The shift to cloud computing, from SaaS to IaaS and hybrid models, has dissolved the traditional network perimeter. Infrastructure is no longer limited to corporate data centers. It now exists everywhere, in cloud regions, edge nodes, and even employee homes.

This distributed architecture necessitates a reevaluation of trust and control. Who can access what, from where, and under which conditions? How is traffic monitored in east-west flows across different clouds? How can policies be enforced consistently in a diverse environment?

These are no longer just theoretical questions. These are immediate concerns for CISOs and CTOs, prompting the need for new strategies such as Zero Trust, Secure Access Service Edge (SASE), and cloud-native security architectures.

5. Cyber Threat Landscape: Industrialized, Sophisticated, Ruthless

The modern threat landscape is no longer dominated by lone hackers but by well-funded, organized threat actors, including nation-states and ransomware cartels.
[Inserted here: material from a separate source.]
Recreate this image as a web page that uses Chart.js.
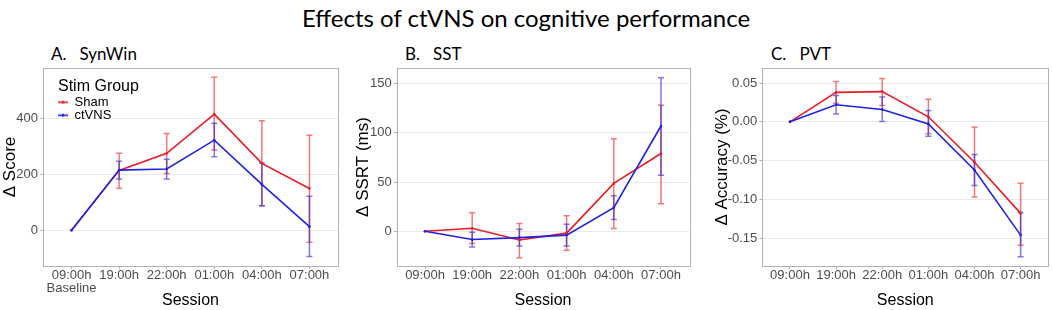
<!DOCTYPE html>
<html>
<head>
<meta charset="utf-8">
<script src="https://cdn.jsdelivr.net/npm/chart.js@4/dist/chart.umd.min.js"></script>
<style>
  html, body { margin: 0; padding: 0; background: #fff; }
  #wrap { position: relative; width: 1052px; height: 310px; overflow: hidden; background: #fff; }
  .cv { position: absolute; top: 40px; height: 270px; }
  .ttl { position: absolute; font-family: Lato, "Open Sans", sans-serif; color: #000; white-space: pre; line-height: 1; }
</style>
</head>
<body>
<div id="wrap">
  <div class="ttl" id="mainTitle" style="left:0;width:1052px;text-align:center;top:6px;font-size:24px;">Effects of ctVNS on cognitive performance</div>
  <div class="ttl" style="left:51px;top:45px;font-size:17px;">A.   SynWin</div>
  <div class="ttl" style="left:405px;top:45px;font-size:17px;">B.   SST</div>
  <div class="ttl" style="left:771px;top:45px;font-size:17px;">C.   PVT</div>
  <div class="cv" style="left:0;width:345px;"><canvas id="cA" width="345" height="270"></canvas></div>
  <div class="cv" style="left:353px;width:345px;"><canvas id="cB" width="345" height="270"></canvas></div>
  <div class="cv" style="left:712px;width:340px;"><canvas id="cC" width="340" height="270"></canvas></div>
</div>
<script>
// ---- data ----
const sessions = ['09:00h', '19:00h', '22:00h', '01:00h', '04:00h', '07:00h'];
const baselineNote = 'Baseline';
const groupNames = ['Sham', 'ctVNS'];
const legendTitle = 'Stim Group';

// A. SynWin (Δ Score)
const shamSynWin      = [0, 214, 275, 415, 239, 149];
const shamSynWinLow   = [0, 150, 203, 287, 88, -43];
const shamSynWinHigh  = [0, 275, 346, 547, 391, 339];
const ctvnsSynWin     = [0, 215, 219, 322, 164, 13];
const ctvnsSynWinLow  = [0, 183, 183, 263, 88, -94];
const ctvnsSynWinHigh = [0, 247, 254, 382, 240, 122];
const synWinTicks = [0, 200, 400];

// B. SST (Δ SSRT, ms)
const shamSST      = [0, 3, -9, -2, 48.6, 79];
const shamSSTLow   = [0, -12.6, -27, -19.4, 2.7, 28];
const shamSSTHigh  = [0, 18.7, 7.8, 15.6, 94, 128];
const ctvnsSST     = [0, -8.5, -6.5, -4, 24, 107];
const ctvnsSSTLow  = [0, -16, -15, -15, 12, 57];
const ctvnsSSTHigh = [0, -1, 2, 7, 36, 156];
const sstTicks = [0, 50, 100, 150];

// C. PVT (Δ Accuracy, %)
const shamPVT      = [0, 0.038, 0.039, 0.0065, -0.052, -0.118];
const shamPVTLow   = [0, 0.024, 0.021, -0.0155, -0.097, -0.159];
const shamPVTHigh  = [0, 0.052, 0.056, 0.029, -0.007, -0.079];
const ctvnsPVT     = [0, 0.022, 0.016, -0.0026, -0.062, -0.146];
const ctvnsPVTLow  = [0, 0.010, 0.0004, -0.0186, -0.082, -0.174];
const ctvnsPVTHigh = [0, 0.034, 0.032, 0.0146, -0.042, -0.117];
const pvtTicks = [-0.15, -0.10, -0.05, 0.00, 0.05];

// ---- styling ----
const RED = 'rgb(236,28,36)';
const BLUE = 'rgb(32,32,230)';
const RED_A = 'rgba(236,28,36,0.6)';
const BLUE_A = 'rgba(32,32,230,0.6)';
const TICK_FONT = { family: '"Liberation Sans", Arial, sans-serif', size: 13, lineHeight: 1 };
const AXIS_TITLE_FONT = { family: '"Liberation Sans", Arial, sans-serif', size: 16, lineHeight: 1.2 };

function pts(arr) { return arr.map((v, i) => ({ x: i, y: v })); }

const errorBars = {
  id: 'errorBars',
  beforeDatasetsDraw(chart) {
    const ctx = chart.ctx;
    const xs = chart.scales.x, ys = chart.scales.y;
    [0, 1].forEach(di => {
      const ds = chart.data.datasets[di];
      if (!ds.errLow) return;
      ctx.save();
      ctx.strokeStyle = ds.errColor;
      ctx.lineWidth = 1.5;
      ds.errLow.forEach((lo, j) => {
        const hi = ds.errHigh[j];
        if (lo === hi) return;
        const x = xs.getPixelForValue(j);
        const y1 = ys.getPixelForValue(lo), y2 = ys.getPixelForValue(hi);
        ctx.beginPath();
        ctx.moveTo(x, y1); ctx.lineTo(x, y2);
        ctx.moveTo(x - 3, y1); ctx.lineTo(x + 3, y1);
        ctx.moveTo(x - 3, y2); ctx.lineTo(x + 3, y2);
        ctx.stroke();
      });
      ctx.restore();
    });
  }
};

const panelBorder = {
  id: 'panelBorder',
  afterDraw(chart) {
    const a = chart.chartArea, ctx = chart.ctx;
    ctx.save();
    ctx.strokeStyle = '#b3b3b3';
    ctx.lineWidth = 1;
    ctx.strokeRect(Math.round(a.left) + 0.5, Math.round(a.top) + 0.5, Math.round(a.right - a.left), Math.round(a.bottom - a.top));
    ctx.restore();
  }
};

function legendSwatch(color) {
  const c = document.createElement('canvas');
  c.width = 10; c.height = 5;
  const g = c.getContext('2d');
  g.strokeStyle = color; g.lineWidth = 1.6;
  g.beginPath(); g.moveTo(0, 2.5); g.lineTo(10, 2.5); g.stroke();
  g.fillStyle = color;
  g.beginPath(); g.arc(5, 2.5, 1.4, 0, Math.PI * 2); g.fill();
  return c;
}

function makeChart(id, cfg) {
  const datasets = [
    { label: groupNames[0], data: pts(cfg.sham), borderColor: RED, backgroundColor: RED,
      errLow: cfg.shamLow, errHigh: cfg.shamHigh, errColor: RED_A, order: 2 },
    { label: groupNames[1], data: pts(cfg.ctvns), borderColor: BLUE, backgroundColor: BLUE,
      errLow: cfg.ctvnsLow, errHigh: cfg.ctvnsHigh, errColor: BLUE_A, order: 1 }
  ].map(d => Object.assign(d, { borderWidth: 1.6, pointRadius: 1.3, pointBorderWidth: 0, pointHoverRadius: 1.3, tension: 0, fill: false }));

  const plugins = [errorBars, panelBorder];
  if (cfg.legend) {
    plugins.push({
      id: 'legendShift',
      afterLayout(chart) {
        const lg = chart.legend, a = chart.chartArea;
        const dx = a.left + 15 - lg.left, dy = a.top + 10.7 - lg.top;
        lg.left += dx; lg.right += dx; lg.top += dy; lg.bottom += dy;
      }
    });
  }

  return new Chart(document.getElementById(id), {
    type: 'line',
    data: { datasets },
    options: {
      responsive: false,
      animation: false,
      events: [],
      layout: { padding: { top: 28, left: 0, right: cfg.padRight, bottom: 0 } },
      plugins: {
        title: { display: false },
        tooltip: { enabled: false },
        legend: cfg.legend ? {
          display: true,
          position: 'chartArea',
          align: 'start',
          title: { display: true, text: legendTitle, position: 'start', color: '#000',
                   font: { family: '"Liberation Sans", Arial, sans-serif', size: 16, lineHeight: 1 },
                   padding: { top: 0, bottom: 1 } },
          labels: {
            color: '#000',
            font: { family: '"Liberation Sans", Arial, sans-serif', size: 13 },
            padding: 0,
            boxWidth: 10,
            boxHeight: 5,
            usePointStyle: true,
            generateLabels(chart) {
              return chart.data.datasets.map((ds, i) => ({
                text: ds.label, datasetIndex: i, pointStyle: legendSwatch(ds.borderColor),
                fillStyle: ds.borderColor, strokeStyle: ds.borderColor, lineWidth: 0, fontColor: '#000'
              }));
            }
          }
        } : { display: false }
      },
      scales: {
        x: {
          type: 'linear',
          min: -0.6, max: 5.6,
          afterBuildTicks(s) { s.ticks = sessions.map((_, i) => ({ value: i })); },
          afterFit(s) { s.height = 44; },
          ticks: {
            autoSkip: false, maxRotation: 0, padding: 0, color: '#4d4d4d', font: TICK_FONT,
            callback(v) { return cfg.xLabels[v]; }
          },
          grid: { display: true, drawOnChartArea: false, drawTicks: true, tickLength: 3, tickColor: '#b3b3b3' },
          border: { display: false },
          title: { display: true, text: 'Session', color: '#000', font: Object.assign({}, AXIS_TITLE_FONT, { lineHeight: 1 }), padding: { top: 0, bottom: 1 } }
        },
        y: {
          type: 'linear',
          min: cfg.yMin, max: cfg.yMax,
          afterBuildTicks(s) { s.ticks = cfg.yTicks.map(v => ({ value: v })); },
          afterFit(s) { s.width = cfg.yWidth; },
          ticks: { padding: 2, color: '#4d4d4d', font: TICK_FONT, callback: cfg.yFmt },
          grid: { color: '#ebebeb', lineWidth: 1, drawTicks: true, tickLength: 3, tickColor: '#b3b3b3' },
          border: { display: false },
          title: { display: true, text: cfg.yTitle, color: '#000', font: Object.assign({}, AXIS_TITLE_FONT, { size: 17 }), padding: { top: 0, bottom: 0 } }
        }
      }
    },
    plugins
  });
}

makeChart('cA', {
  sham: shamSynWin, shamLow: shamSynWinLow, shamHigh: shamSynWinHigh,
  ctvns: ctvnsSynWin, ctvnsLow: ctvnsSynWinLow, ctvnsHigh: ctvnsSynWinHigh,
  yMin: -127.5, yMax: 579.6, yTicks: synWinTicks, yFmt: v => String(v),
  yTitle: 'Δ Score', yWidth: 43, padRight: 7, legend: true,
  xLabels: sessions.map((s, i) => i === 0 ? [s, baselineNote] : s)
});
makeChart('cB', {
  sham: shamSST, shamLow: shamSSTLow, shamHigh: shamSSTHigh,
  ctvns: ctvnsSST, ctvnsLow: ctvnsSSTLow, ctvnsHigh: ctvnsSSTHigh,
  yMin: -35.4, yMax: 166, yTicks: sstTicks, yFmt: v => String(v),
  yTitle: 'Δ SSRT (ms)', yWidth: 43.7, padRight: 8.7, legend: false,
  xLabels: sessions
});
makeChart('cC', {
  sham: shamPVT, shamLow: shamPVTLow, shamHigh: shamPVTHigh,
  ctvns: ctvnsPVT, ctvnsLow: ctvnsPVTLow, ctvnsHigh: ctvnsPVTHigh,
  yMin: -0.1858, yMax: 0.0694, yTicks: pvtTicks, yFmt: v => v.toFixed(2),
  yTitle: 'Δ Accuracy (%)', yWidth: 50.3, padRight: 3.7, legend: false,
  xLabels: sessions
});
</script>
</body>
</html>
Attacks are becoming more frequent, targeted, and destructive.

Ransomware-as-a-Service (RaaS), supply chain attacks, zero-day vulnerabilities, and business email compromise (BEC) are just a few examples. No sector is immune. Infrastructure has become the new battleground, and every exposed endpoint, misconfigured container, or outdated device presents a potential entry point.

Infrastructure security is now less about preventing attacks and more about detecting, containing, and responding quickly and effectively.

6. Executive Responsibility and Board-Level Oversight

Security incidents now regularly reach executive and board-level awareness. Major breaches often result in the resignation of the CEO, lawsuits from investors, and lasting damage to the brand. Security is no longer “just an IT problem”; it’s a fundamental business risk that demands governance, oversight, and alignment with strategic goals.

Therefore, infrastructure security must now be auditable, reportable, and defendable. Security teams need to speak the language of risk, not just technology, measuring threats, linking controls to business impact, and justifying investments.

From Awareness to Action: What’s Next

Now that we’ve established the business foundation for infrastructure security, the next parts of this blog series will examine the specific domains and technological layers that together create a modern, resilient security architecture. Here’s a preview of what’s ahead:

  • Part 2: Industry-Specific Challenges, how sectors like finance, healthcare, and manufacturing face unique infrastructure security requirements.
  • Part 3: The Four Security Pillars, understanding the roles and interplay of Endpoint, Network, Datacenter, and Cloud Security.
  • Parts 4–7: Deep dives into each of those pillars, technologies, trends, best practices, and integration points.
  • Part 8: The Ecosystem View, putting it all together with cross-domain governance, service providers, and security platforms.
  • Part 9: The Road Ahead, from AI-powered defense to post-quantum threats and the future of infrastructure security.

Conclusion: Transforming Technical Concerns into Strategic Advantages

Infrastructure security is now a key component of business resilience, customer trust, and regulatory compliance, no longer just a technical detail buried in an IT strategy document.

Understanding the drivers behind this shift is the first step. But the real journey begins with aligning infrastructure security to your organization’s industry, threat model, digital ambitions, and governance structure.